▽

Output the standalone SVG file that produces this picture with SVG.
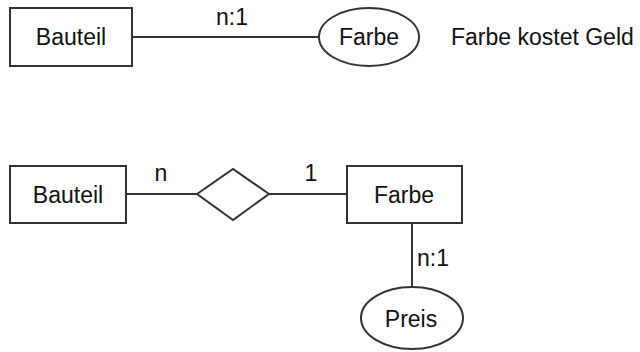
<svg xmlns="http://www.w3.org/2000/svg" width="640" height="352" viewBox="0 0 640 352">
<style>
.s{fill:#fff;stroke:#333;stroke-width:2}
.c{fill:none;stroke:#333;stroke-width:2}
text{font-family:"Liberation Sans",Arial,sans-serif;font-size:23px;fill:#111}
.m{text-anchor:middle}
</style>
<rect width="640" height="352" fill="#fff"/>
<g id="connectors">
<line class="c" x1="132" y1="37" x2="319" y2="37"/>
<line class="c" x1="126" y1="194" x2="197" y2="194"/>
<line class="c" x1="269" y1="194" x2="347" y2="194"/>
<line class="c" x1="412" y1="223" x2="412" y2="287"/>
<text class="m" x="232" y="25">n:1</text>
<text class="m" x="161" y="181">n</text>
<text class="m" x="311" y="181">1</text>
<text x="417" y="266">n:1</text>
</g>
<g id="bauteil1">
<rect class="s" x="10" y="8" width="122" height="58"/>
<text class="m" x="71" y="45">Bauteil</text>
</g>
<g id="farbe1">
<ellipse class="s" cx="369" cy="37" rx="50" ry="29"/>
<text class="m" x="369" y="45">Farbe</text>
</g>
<g id="note">
<text x="451" y="45">Farbe kostet Geld</text>
</g>
<g id="bauteil2">
<rect class="s" x="10" y="166" width="116" height="57"/>
<text class="m" x="68" y="203">Bauteil</text>
</g>
<g id="relation">
<polygon class="s" points="197,194 233,169 269,194 233,220"/>
</g>
<g id="farbe2">
<rect class="s" x="347" y="166" width="115" height="57"/>
<text class="m" x="404" y="203">Farbe</text>
</g>
<g id="preis">
<ellipse class="s" cx="412" cy="318" rx="51" ry="31"/>
<text class="m" x="411" y="327">Preis</text>
</g>
</svg>
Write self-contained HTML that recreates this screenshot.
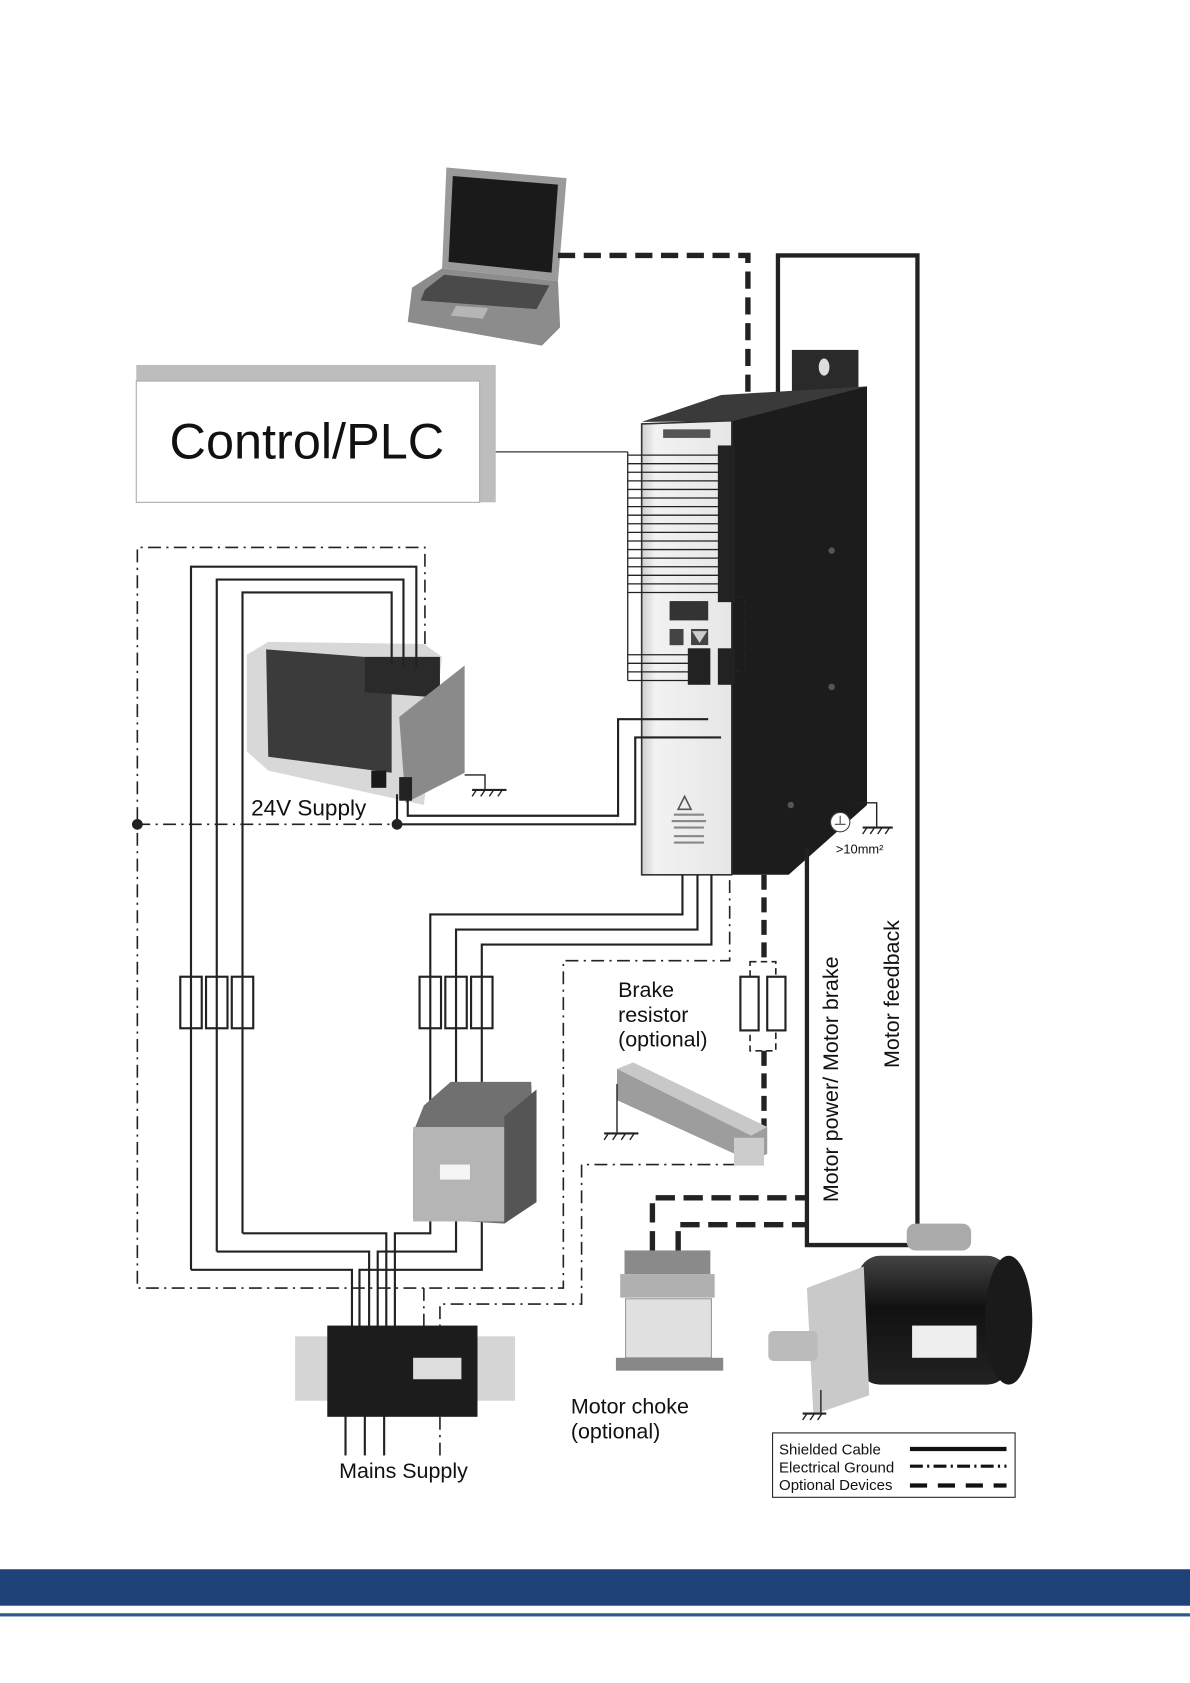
<!DOCTYPE html>
<html><head><meta charset="utf-8"><style>
html,body{margin:0;padding:0;background:#fff}
svg{display:block}
text{font-family:"Liberation Sans",Arial,sans-serif;fill:#111}
</style></head><body>
<svg width="1190" height="1683" viewBox="0 0 1109 1568" preserveAspectRatio="none" xmlns="http://www.w3.org/2000/svg">
<defs>
<linearGradient id="front" x1="0" x2="1"><stop offset="0" stop-color="#cfcfcf"/><stop offset="0.15" stop-color="#f2f2f2"/><stop offset="1" stop-color="#e6e6e6"/></linearGradient>
<linearGradient id="motor" x1="0" y1="0" x2="0" y2="1"><stop offset="0" stop-color="#444"/><stop offset="0.4" stop-color="#111"/><stop offset="1" stop-color="#222"/></linearGradient>
</defs>
<rect width="1109" height="1568" fill="#fff"/>

<!-- Laptop -->
<polygon points="416,156 528,166 520,262 412,250" fill="#9a9a9a"/>
<polygon points="422,164 520,172 514,254 418,244" fill="#1a1a1a"/>
<polygon points="384,268 412,250 520,262 522,305 505,322 380,300" fill="#8c8c8c"/>
<polygon points="396,270 414,256 512,266 500,288 392,280" fill="#4a4a4a"/>
<polygon points="425,285 455,287 450,297 420,294" fill="#b5b5b5"/>

<polyline points="520,238 697,238 697,392" fill="none" stroke="#222" stroke-width="5" stroke-dasharray="16,8"/>
<polyline points="725,392 725,238 855,238 855,1150" fill="none" stroke="#222" stroke-width="4"/>

<rect x="127" y="340" width="335" height="128" fill="#bdbdbd"/>
<rect x="127" y="355" width="320" height="113" fill="#fff" stroke="#aaa" stroke-width="1"/>
<text x="158" y="427" font-size="47">Control/PLC</text>
<line x1="462" y1="421" x2="585" y2="421" stroke="#333" stroke-width="1.2"/>

<!-- Drive -->
<rect x="738" y="326" width="62" height="40" fill="#2a2a2a"/>
<ellipse cx="768" cy="342" rx="5" ry="8" fill="#ddd"/>
<polygon points="598,393 672,368 808,360 740,392" fill="#3a3a3a"/>
<polygon points="680,393 808,360 808,750 735,815 680,815" fill="#1c1c1c"/>
<polygon points="598,395 682,392 682,815 598,815" fill="url(#front)" stroke="#333" stroke-width="1.5"/>
<rect x="618" y="400" width="44" height="8" fill="#555"/>
<circle cx="775" cy="513" r="3" fill="#555"/><circle cx="775" cy="640" r="3" fill="#555"/><circle cx="737" cy="750" r="3" fill="#555"/>
<rect x="669" y="415" width="16" height="146" fill="#222"/>
<g stroke="#222" stroke-width="1.2">
<line x1="585" y1="421" x2="585" y2="634"/>
<line x1="585" y1="424" x2="670" y2="424"/><line x1="585" y1="432" x2="670" y2="432"/>
<line x1="585" y1="440" x2="670" y2="440"/><line x1="585" y1="448" x2="670" y2="448"/>
<line x1="585" y1="456" x2="670" y2="456"/><line x1="585" y1="464" x2="670" y2="464"/>
<line x1="585" y1="472" x2="670" y2="472"/><line x1="585" y1="480" x2="670" y2="480"/>
<line x1="585" y1="488" x2="670" y2="488"/><line x1="585" y1="496" x2="670" y2="496"/>
<line x1="585" y1="504" x2="670" y2="504"/><line x1="585" y1="512" x2="670" y2="512"/>
<line x1="585" y1="520" x2="670" y2="520"/><line x1="585" y1="528" x2="670" y2="528"/>
<line x1="585" y1="536" x2="670" y2="536"/><line x1="585" y1="544" x2="670" y2="544"/>
<line x1="585" y1="552" x2="670" y2="552"/>
<line x1="585" y1="610" x2="650" y2="610"/><line x1="585" y1="618" x2="650" y2="618"/>
<line x1="585" y1="626" x2="650" y2="626"/><line x1="585" y1="634" x2="650" y2="634"/>
</g>
<rect x="624" y="560" width="36" height="18" fill="#333"/>
<polygon points="624,601 636,601 630,587" fill="#333"/><rect x="624" y="586" width="13" height="15" fill="#444"/>
<rect x="644" y="586" width="16" height="15" fill="#444"/><polygon points="645,588 659,588 652,599" fill="#ccc"/>
<rect x="641" y="604" width="21" height="34" fill="#222"/>
<rect x="669" y="604" width="16" height="34" fill="#222"/>
<polyline points="686,556 694,556 694,625 686,625" fill="none" stroke="#222" stroke-width="1.5" stroke-dasharray="6,4"/>
<polygon points="638,742 632,754 644,754" fill="none" stroke="#555" stroke-width="1.5"/>
<g fill="#888"><rect x="628" y="758" width="28" height="2"/><rect x="626" y="764" width="32" height="2"/><rect x="628" y="770" width="28" height="2"/><rect x="628" y="778" width="28" height="2"/><rect x="628" y="784" width="28" height="2"/></g>

<polyline points="795,748 817,748 817,770" fill="none" stroke="#222" stroke-width="1.3"/>
<line x1="804" y1="771" x2="832" y2="771" stroke="#222" stroke-width="2"/>
<g stroke="#222" stroke-width="1.3"><line x1="808" y1="771" x2="804" y2="777"/><line x1="815" y1="771" x2="811" y2="777"/><line x1="822" y1="771" x2="818" y2="777"/><line x1="829" y1="771" x2="825" y2="777"/></g>
<circle cx="783" cy="766" r="9" fill="#fff" stroke="#444" stroke-width="1"/>
<line x1="778" y1="768" x2="788" y2="768" stroke="#444"/><line x1="783" y1="760" x2="783" y2="768" stroke="#444"/>
<text x="779" y="795" font-size="12">&gt;10mm²</text>

<g fill="none" stroke="#222" stroke-width="1.5" stroke-dasharray="12,5,2,5">
<polyline points="396,600 396,510 128,510 128,1200 525,1200 525,895 680,895 680,815"/>
<line x1="128" y1="768" x2="370" y2="768"/>
<polyline points="686,1085 542,1085 542,1215 410,1215 410,1240"/>
<line x1="395" y1="1200" x2="395" y2="1240"/>
<line x1="410" y1="1320" x2="410" y2="1358"/>
</g>
<circle cx="128" cy="768" r="5" fill="#222"/>
<circle cx="370" cy="768" r="5" fill="#222"/>

<polygon points="230,610 250,598 395,600 412,612 395,750 250,718 230,700" fill="#d8d8d8"/>
<polygon points="248,605 365,614 365,720 250,705" fill="#3b3b3b"/>
<polygon points="340,612 410,612 410,650 340,645" fill="#2a2a2a"/>
<polygon points="372,668 433,620 433,720 378,748" fill="#8a8a8a"/>
<rect x="346" y="718" width="14" height="16" fill="#1a1a1a"/>
<rect x="372" y="724" width="12" height="22" fill="#222"/>
<text x="234" y="760" font-size="21">24V Supply</text>
<polyline points="433,722 452,722 452,735" fill="none" stroke="#222" stroke-width="1.3"/>
<line x1="440" y1="736" x2="472" y2="736" stroke="#222" stroke-width="2"/>
<g stroke="#222" stroke-width="1.3"><line x1="444" y1="736" x2="440" y2="742"/><line x1="452" y1="736" x2="448" y2="742"/><line x1="460" y1="736" x2="456" y2="742"/><line x1="468" y1="736" x2="464" y2="742"/></g>

<g fill="none" stroke="#222" stroke-width="2">
<polyline points="178,1183 178,528 388,528 388,622"/>
<polyline points="202,1166 202,540 376,540 376,620"/>
<polyline points="226,1149 226,552 365,552 365,618"/>
<polyline points="178,1183 328,1183 328,1240"/>
<polyline points="202,1166 344,1166 344,1240"/>
<polyline points="226,1149 360,1149 360,1240"/>
<polyline points="380,736 380,760 576,760 576,670 660,670"/>
<polyline points="370,740 370,768 592,768 592,687 672,687"/>
<polyline points="636,815 636,852 401,852 401,1060"/>
<polyline points="650,815 650,866 425,866 425,1060"/>
<polyline points="663,815 663,880 449,880 449,1060"/>
<polyline points="401,1120 401,1149 368,1149 368,1240"/>
<polyline points="425,1120 425,1166 352,1166 352,1240"/>
<polyline points="449,1120 449,1183 335,1183 335,1240"/>
<line x1="322" y1="1318" x2="322" y2="1356"/>
<line x1="340" y1="1318" x2="340" y2="1356"/>
<line x1="358" y1="1318" x2="358" y2="1356"/>
</g>
<g fill="#fff" stroke="#222" stroke-width="2">
<rect x="168" y="910" width="20" height="48"/><rect x="192" y="910" width="20" height="48"/><rect x="216" y="910" width="20" height="48"/>
<rect x="391" y="910" width="20" height="48"/><rect x="415" y="910" width="20" height="48"/><rect x="439" y="910" width="20" height="48"/>
</g>
<g stroke="#222" stroke-width="2"><line x1="178" y1="910" x2="178" y2="958"/><line x1="202" y1="910" x2="202" y2="958"/><line x1="226" y1="910" x2="226" y2="958"/><line x1="401" y1="910" x2="401" y2="958"/><line x1="425" y1="910" x2="425" y2="958"/><line x1="449" y1="910" x2="449" y2="958"/></g>

<polygon points="395,1030 420,1008 495,1008 500,1115 470,1140 385,1135 385,1055" fill="#707070"/>
<rect x="385" y="1050" width="85" height="88" fill="#b5b5b5"/>
<rect x="410" y="1085" width="28" height="14" fill="#f5f5f5"/>
<polygon points="470,1040 500,1015 500,1120 470,1140" fill="#555"/>

<line x1="712" y1="815" x2="712" y2="896" stroke="#222" stroke-width="5" stroke-dasharray="14,7"/>
<rect x="699" y="896" width="24" height="83" fill="none" stroke="#222" stroke-width="1.5" stroke-dasharray="6,4"/>
<rect x="690" y="910" width="17" height="50" fill="#fff" stroke="#222" stroke-width="2"/>
<rect x="715" y="910" width="17" height="50" fill="#fff" stroke="#222" stroke-width="2"/>
<line x1="712" y1="979" x2="712" y2="1065" stroke="#222" stroke-width="5" stroke-dasharray="14,7"/>
<text font-size="20"><tspan x="576" y="929">Brake</tspan><tspan x="576" y="952">resistor</tspan><tspan x="576" y="975">(optional)</tspan></text>
<polygon points="575,996 590,990 715,1050 715,1075 700,1082 575,1025" fill="#9d9d9d"/>
<polygon points="575,996 590,990 715,1050 700,1058" fill="#c8c8c8"/>
<rect x="684" y="1060" width="28" height="26" fill="#ccc"/>
<polyline points="575,1010 575,1055" fill="none" stroke="#222" stroke-width="1.3"/>
<line x1="563" y1="1056" x2="595" y2="1056" stroke="#222" stroke-width="2"/>
<g stroke="#222" stroke-width="1.3"><line x1="567" y1="1056" x2="563" y2="1062"/><line x1="575" y1="1056" x2="571" y2="1062"/><line x1="583" y1="1056" x2="579" y2="1062"/><line x1="591" y1="1056" x2="587" y2="1062"/></g>

<polyline points="752,790 752,1160 852,1160" fill="none" stroke="#222" stroke-width="4"/>
<polyline points="608,1165 608,1116 752,1116" fill="none" stroke="#222" stroke-width="5" stroke-dasharray="18,8"/>
<polyline points="632,1165 632,1141 752,1141" fill="none" stroke="#222" stroke-width="5" stroke-dasharray="18,8"/>

<rect x="582" y="1165" width="80" height="22" fill="#8a8a8a"/>
<rect x="578" y="1187" width="88" height="22" fill="#b0b0b0"/>
<rect x="583" y="1210" width="80" height="55" fill="#e0e0e0" stroke="#999"/>
<rect x="574" y="1265" width="100" height="12" fill="#888"/>
<text font-size="20"><tspan x="532" y="1317">Motor choke</tspan><tspan x="532" y="1340">(optional)</tspan></text>

<rect x="800" y="1170" width="140" height="120" rx="20" fill="url(#motor)"/>
<ellipse cx="940" cy="1230" rx="22" ry="60" fill="#1a1a1a"/>
<polygon points="752,1200 805,1180 810,1300 758,1318" fill="#c9c9c9"/>
<rect x="716" y="1240" width="46" height="28" rx="5" fill="#bbb"/>
<rect x="850" y="1235" width="60" height="30" fill="#eee"/>
<rect x="845" y="1140" width="60" height="25" rx="8" fill="#aaa"/>
<polyline points="765,1295 765,1316" fill="none" stroke="#222" stroke-width="1.3"/>
<line x1="748" y1="1317" x2="770" y2="1317" stroke="#222" stroke-width="2"/>
<g stroke="#222" stroke-width="1.3"><line x1="752" y1="1317" x2="748" y2="1323"/><line x1="759" y1="1317" x2="755" y2="1323"/><line x1="766" y1="1317" x2="762" y2="1323"/></g>

<text transform="translate(781,1120) rotate(-90)" font-size="20">Motor power/ Motor brake</text>
<text transform="translate(838,995) rotate(-90)" font-size="20">Motor feedback</text>

<rect x="275" y="1245" width="205" height="60" fill="#d5d5d5"/>
<rect x="305" y="1235" width="140" height="85" fill="#1c1c1c"/>
<rect x="385" y="1265" width="45" height="20" fill="#ddd"/>
<text x="316" y="1377" font-size="20">Mains Supply</text>

<rect x="720" y="1335" width="226" height="60" fill="#fff" stroke="#222" stroke-width="1"/>
<text font-size="14"><tspan x="726" y="1355">Shielded Cable</tspan><tspan x="726" y="1372">Electrical Ground</tspan><tspan x="726" y="1388">Optional Devices</tspan></text>
<line x1="848" y1="1350" x2="938" y2="1350" stroke="#111" stroke-width="4"/>
<line x1="848" y1="1366" x2="938" y2="1366" stroke="#111" stroke-width="3" stroke-dasharray="12,4,2,4"/>
<line x1="848" y1="1384" x2="938" y2="1384" stroke="#111" stroke-width="4" stroke-dasharray="16,10"/>

<rect x="0" y="1462" width="1109" height="34" fill="#1f4379"/>
<rect x="0" y="1503" width="1109" height="3" fill="#2b5c8c"/>
</svg>
</body></html>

△

Exercise description: Using the listing above, return all lines where the word "this" occurs.

Task answer:
Output the standalone SVG file that produces this picture with SVG.
Write self-contained HTML that recreates this screenshot.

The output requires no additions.